Heinrich Großbongardt, Luftfahrtexperte
Dennoch gibt es laut Großbongardt mehrere denkbare Szenarien, die theoretisch eine Rolle gespielt haben könnten. "Ein richtiger Strömungsabriss war es nicht. Aber der Flugzustand, den man dort sieht, ein sogenannter Sackflug, der tritt dann auf, wenn der Tragflügel nicht ausreichend Auftrieb produziert," erklärte der Experte.
Die Ursache dafür sei in der Regel ein Mangel an Schub. Denkbar sei hier zum einen, dass die Triebwerke zu wenig Leistung gebracht haben. Zum anderen könne es theoretisch auch sein, dass die Klappen am Flügel nicht richtig standen - sodass bei der relativ niedrigen Geschwindigkeit während des Starts "nicht genügend Auftrieb" erzeugt wurde, so Großbongardt.
Landkarte Indiens mit dem Flughafenstandort Ahmadebad
Quelle: zdf
Experte zu Absturz in Indien: Keine Hinweise auf Vogelschlag
Die Wahrscheinlichkeit, dass ein Vogelschlag Auslöser für die Flugprobleme war, hält Großbongardt gegenwärtig für nicht groß. Hierfür gebe es bislang keine Hinweise.
Ein wichtiger Punkt ist, dass man keinen Rauch sieht.
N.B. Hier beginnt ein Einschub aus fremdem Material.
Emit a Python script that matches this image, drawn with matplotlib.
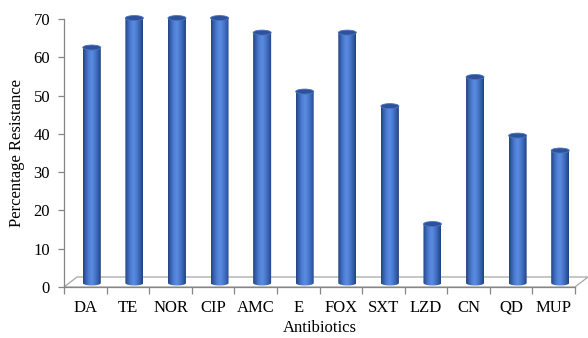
import numpy as np
import matplotlib
matplotlib.use("Agg")
import matplotlib.pyplot as plt
from matplotlib.patches import Polygon, Ellipse, PathPatch
from matplotlib.path import Path
from matplotlib.colors import LinearSegmentedColormap

categories = ["DA", "TE", "NOR", "CIP", "AMC", "E", "FOX", "SXT", "LZD", "CN", "QD", "MUP"]
values = [61.5, 69.2, 69.2, 69.2, 65.4, 50.0, 65.4, 46.2, 15.4, 53.8, 38.5, 34.6]
yticks = [0, 10, 20, 30, 40, 50, 60, 70]

plt.rcParams['font.family'] = ['Liberation Serif', 'DejaVu Serif']
FS = 12

W, H = 588, 338
fig = plt.figure(figsize=(W / 100, H / 100), dpi=100)
left, right, top, bottom = 64, 575, 19, 287
ax = fig.add_axes([left / W, 1 - bottom / H, (right - left) / W, (bottom - top) / H])
n = len(categories)
ax.set_xlim(-0.5, n - 0.5)
ax.set_ylim(0, 70)

pxx = (right - left) / n          # px per category
pxy = (bottom - top) / 70         # px per unit

# 3D depth offsets
dx_floor, dy_floor = 13 / pxx, 10 / pxy
bar_dx, bar_dy = 6.5 / pxx, 4 / pxy
bw = 18 / pxx
eh = 5 / pxy

# floor
floor = Polygon([(-0.5, 0), (n - 0.5, 0), (n - 0.5 + dx_floor, dy_floor), (-0.5 + dx_floor, dy_floor)],
                closed=True, facecolor="white", edgecolor="#A6A6A6", lw=0.9, clip_on=False, zorder=1)
ax.add_patch(floor)

cmap = LinearSegmentedColormap.from_list("cyl", ["#24427F", "#3A64B4", "#4F80D6", "#5A8CE0", "#4A78CC", "#3560AE", "#22407C"])
grad = np.linspace(0, 1, 200).reshape(1, -1)

x = np.arange(n)
for xi, v in zip(x, values):
    xc = xi + bar_dx
    b = bar_dy
    t = b + v
    x0, x1 = xc - bw / 2, xc + bw / 2
    tt = np.linspace(np.pi, 2 * np.pi, 40)
    arc = np.column_stack([xc + bw / 2 * np.cos(tt), b + eh / 2 * np.sin(tt)])
    verts = np.vstack([[x0, t], [x0, b], arc[1:-1], [x1, b], [x1, t], [x0, t]])
    codes = [Path.MOVETO] + [Path.LINETO] * (len(verts) - 2) + [Path.CLOSEPOLY]
    path = Path(verts, codes)
    pp = PathPatch(path, facecolor="none", edgecolor="none", zorder=3, clip_on=False)
    ax.add_patch(pp)
    im = ax.imshow(grad, cmap=cmap, extent=(x0, x1, b - eh, t), aspect="auto", zorder=3, interpolation="bilinear")
    im.set_clip_box(fig.bbox)
    im.set_clip_path(pp)
    ax.add_patch(Ellipse((xc, t), bw, eh, facecolor="#2D5299", edgecolor="#4A74C2", lw=0.6, zorder=4, clip_on=False))

ax.set_aspect("auto")
ax.set_xlim(-0.5, n - 0.5)
ax.set_ylim(0, 70)

for s in ["top", "right"]:
    ax.spines[s].set_visible(False)
for s in ["left", "bottom"]:
    ax.spines[s].set_color("#868686")
    ax.spines[s].set_linewidth(0.9)

ax.set_yticks(yticks)
ax.set_yticklabels([str(v) for v in yticks], fontsize=FS)
ax.set_xticks(x)
ax.set_xticklabels(categories, fontsize=FS)
ax.set_xticks(np.arange(-0.5, n, 1), minor=True)
ax.tick_params(axis="x", which="major", length=0, pad=9)
ax.tick_params(axis="x", which="minor", length=5, color="#868686", width=0.9)
ax.tick_params(axis="y", length=4, color="#868686", width=0.9, pad=6)

ax.set_ylabel("Percentage Resistance", fontsize=FS, labelpad=6)
ax.set_xlabel("Antibiotics", fontsize=FS, labelpad=3.5)

fig.savefig("out.png", dpi=100)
Das wäre ein Indiz dafür.
Heinrich Großbongardt, Luftfahrtexperte
Zudem befinde sich der Flughafen nicht in der Nähe großer Wasserflächen, in denen sich größere Vogelschwärme aufhalten könnten.
Was sagt der Mayday-Ruf der Piloten aus?
Aus unbestätigten Berichten, wonach kurz vor dem Unglück ein "Mayday"-Ruf aus dem Cockpit kam, lässt sich laut Großbongardt bislang nichts Konkretes ableiten. Großbongardt sagte im Gespräch: "Das gibt keinen Aufschluss über Ursachen."
Daten sendet solch ein Flugzeug nicht. Sie werden aufgezeichnet am Flugdatenschreiber und dessen Analyse wird wichtige Hinweise geben.